The lace-making school that operated at Birch Coulee at the turn of the twentieth century is an important part of the history of the Lower Sioux Indian Community. Although the school was an extension of the assimilation efforts directed towards Dakota people in the late 1800s, the Birch Coulee lace makers used the project to support their community, and to continue a long tradition of communal artmaking among Dakota women.
Before the US government named and recognized the Lower Sioux Indian Community in 1938, the same area was known as Birch Coulee. Its Dakota name was, and is, Caŋṡayapi (Where They Paint the Trees Red). In the early 1890s, Dakota women living there learned that their Ojibwe neighbors across Minnesota—at White Earth, Red Lake, and Leech Lake—were earning money by making lace as part of the Sybil Carter Indian Lace Association. Eager to bring the same financial support to Birch Coulee, the women contacted Carter and asked her to organize a similar operation for them. Carter agreed. With the help of Bishop Henry Whipple, they organized a lace-making school at Birch Coulee in 1893 and opened it inside the local mission. It was the only such school in Minnesota with Dakota students.
Carter and other teachers introduced Birch Coulee students to the process of making lace, gave them supplies to begin working, and paid them by the piece. They mailed the finished lacework items to colleagues in New York, who then sold them in a shop on Fourth Avenue. In its first year of operation alone, the shop sold the lace to some of the most socially prominent women in the city, including Anne Morgan, Edith Stuyvesant Vanderbilt, and Olivia Mayard Cutting.
In October of 1895, only two years after the school opened, Birch Coulee students traveled by train to Fort Snelling to exhibit their lace at the Women’s Auxiliary Missionary Society in Minneapolis. Almeda (Amelia) St. Clair led the group, accompanied by elders and young women. In a dispatch filed after the event, the St. Paul Daily Globe praised “the dexterous manner in which they ply their trade.”
Almeda St. Clair, Julia Lawrence, Amelia Salisbury, and other women from Birch Coulee exhibited their artistry at the Paris Exposition (1900), the Pan-American Exposition (1901), and the Louisiana Purchase Exposition (1904). After the Paris Exposition of 1900, the Indianapolis Sunday Journal noted that “The most elaborate lace and the most intricate patterns are made at Birch Coulie [sic], and the work shown at the Paris exposition was principally from this mission.” Jeanette Brooks Campbell, Maggie Whipple, Mary Wabasha, Lucy Thomas, Julia Jones, Julia Lawrence, and Hanna Wells also participated in the school during this period.
Unlike Ojibwe lace makers in Minnesota, who made needlepoint lace, most Birch Coulee lace makers made bobbin lace, also called pillow lace. They made a variety of products for sale, including piano scarves, lampshades, and altar cloths. The St. Paul Globe reported in 1903 that one lace bedspread made by a Birch Coulee artist had sold for $500. It also claimed that the lacework from Minnesota was “classed with the best Native lace in the country.”

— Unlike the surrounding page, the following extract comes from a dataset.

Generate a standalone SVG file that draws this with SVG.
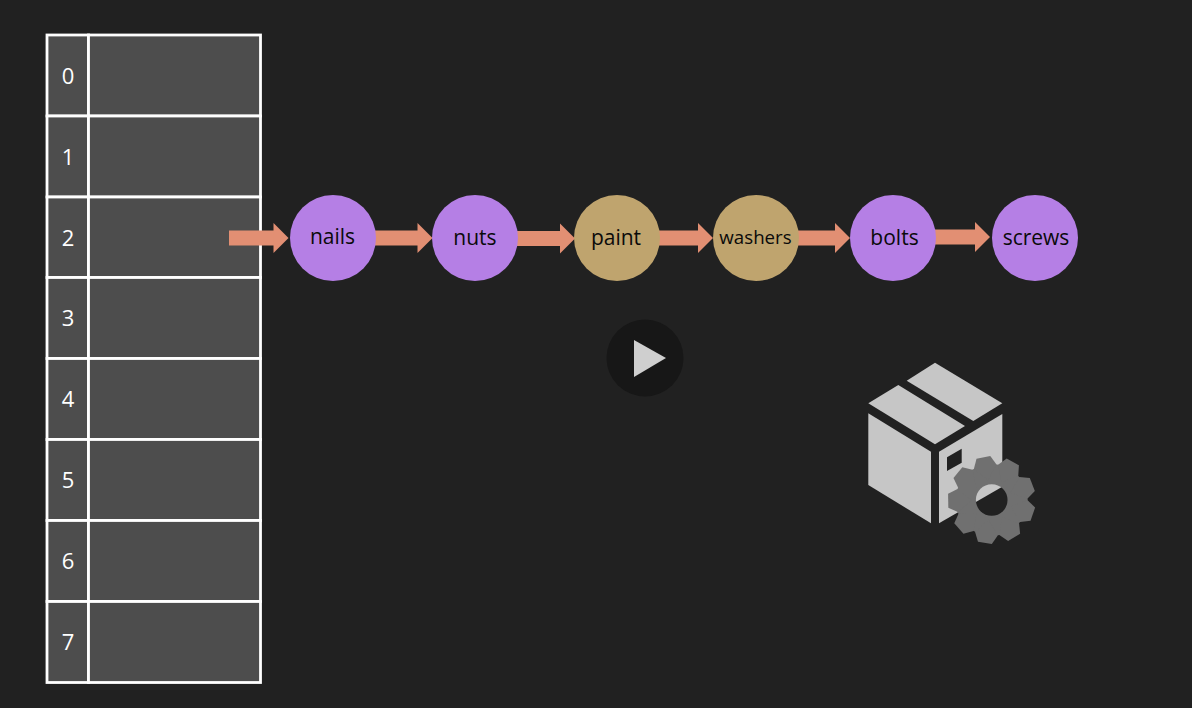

The lace-making schools at Birch Coulee and in other Minnesota reservations served an assimilating and Christianizing agenda that cast Native women as primitive. As an Episcopal Deaconess and missionary, Carter used the project to promote Christianity, “cleanliness,” and industry among Native women, in line with the US government's overall policies. The exploitation underlying the project made Sybil Carter wealthy while leaving relatively little money for the lace makers themselves. Although Carter did promote artistry in the form of lace, she prevented women at Birch Coulee from continuing the traditional Dakota arts of beadwork, quillwork, and pottery.
In spite of Carter’s paternalism, the creation and success of the school itself show the community’s agency over its own affairs. Lace-makers used their training to build economic self-sufficiency while maintaining their Dakota identity. Some, like those who presented to the Women’s Auxiliary Missionary Society in 1895, seized the opportunities provided by lace-making to travel and exhibit their work. They used the school as a site of community gathering, a place of education, and a source of employment. One writer noted in 1900 that the Birch Coulee women “take up the art with a strenuous desire to help themselves and their people.”
After 1910, there is little evidence of lacemaking at Birch Coulee, and the Sybil Carter Lace Association disbanded in 1926. Dakota women, however, continued to make art with traditional materials like beads, ribbons, quills, and hides. At the same time, they invented handicrafts in hybrid styles (miniature moccasins, beaded prayer-book covers) to sell to tourists. In this way, they built on Dakota traditions while continuing to provide the income that had helped their community during the lacemaking years.